Guaranteed loans require a written promise from a business owner or third party stating whom will be responsible for paying the loan in the event of a business default.  Guaranteed loans are considered unsecured since the lender is relying on the guarantor’s credit worthiness instead of physical collateral.

  • Business Loans with Personal Guarantee.

A personal guarantee is when the business owner provides the written promise (guarantee) of the loan repayment.  When a business owner signs a personal guarantee they are assuming the risk from the business against their personal credit and assets.  If the business fails or is unable to repay the loan the creditors will go after the business owner for the loan repayment.

  • Standard Guaranteed Loan.

A standard guaranteed loan, is where a third party investor, spouse or SBA guarantees repayment incase of the loan default.

  • SBA Guaranteed Loans.

SBA guaranteed loans, as mentioned earlier, the SBA sets lending guidelines, and then guarantees the loan for the borrower.  Providing inducement for the lender’s to lend to the business.

  • Bridge Loans.

Bridge loans act as the name implies.  If a borrower needs money for a short period of time to “bridge” an upcoming expense.  A lender can provide a solution for that short-term financial need.  For example, a construction company may require a loan to pay their sub-contractors while completing a project.  After the project is completed and the contractor secures permanent financing the bridge loan will be re-paid.

  • Start Up Business Loans.

There are financing options available for businesses regardless of how long they’ve been in business, their revenue, or their credit score.  However, your options are limited if you have been in business less than 6 months or have less than $15,000 in monthly gross revenue and questionable creditworthiness.  Securing a startup business loan from a bank is extremely difficult because of the strict lending guidelines.

Traditionally most startup businesses are forced to rely on nontraditional lending sources such as, friends and family, private investors, and alternative lending sources.  Thanks to the fintech revolution startups can turn to, marketplace lenders, and crowdfunding platforms.  These types of platforms leverage a technological platform to bypass banks and conventional lenders and connect borrowers directly with investors and or lenders.  While banks make loans with deposited money, financial technology platforms connect investors and borrowers directly.

How to Choose a Lender?

Lenders are unique, just like their borrowing needs.  It’s important to thoroughly assess your company’s needs before deciding on the type of financing your business requires and the prospective lender that best fits your needs.  Such as, if your needs are for quick cash a traditional loan from a traditional lending institution, probably isn’t going to work for you.  That need dictates you looking towards lenders offering cash advances or factoring.  If your needs point towards a term loan with low interest rates, and you have time on your side.

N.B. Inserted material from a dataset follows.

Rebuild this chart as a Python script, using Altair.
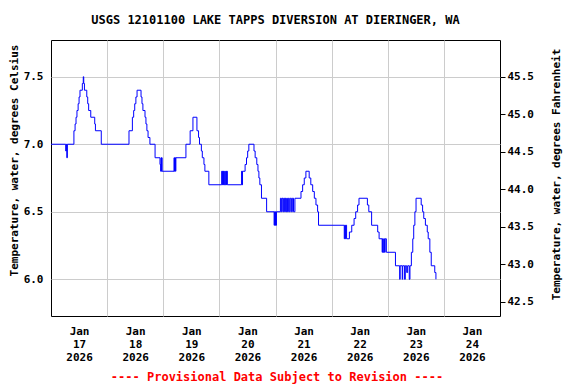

You can do your research shop around and choose a lender that best meets your needs and priorities.

If you have a solid business with a good credit history, you’ll enjoy the luxury of a choice of multiple and suitable lenders that will fulfill your financing needs.

Items to consider when seeking business financing:

  • Research multiple lenders interest rates.
  • Ask about any and all fees associate with initiating and terminating the loan? Are there any early re-payment penalties?
  • Look for reputable lenders. Check reviews, and ratings of lenders.
  • Consider nontraditional lending solutions.

The online lending marketplaces can save you the hassle of having to do all the legwork yourself.  They aid borrowers with a review of multiple funding options from several institutions focusing on your business’s specific requirements and needs.

What a Lender Looks for in your Business.

Lenders are just like any other businesses, except unlike most, their product is cash, they are trying to make a profit  And similar to most reputable businesses, operate in a competitive market place, and want to do the right thing for their clients and meet their needs. They to want repeat business.  When a business successfully repays their loan, both parties benefit and profit.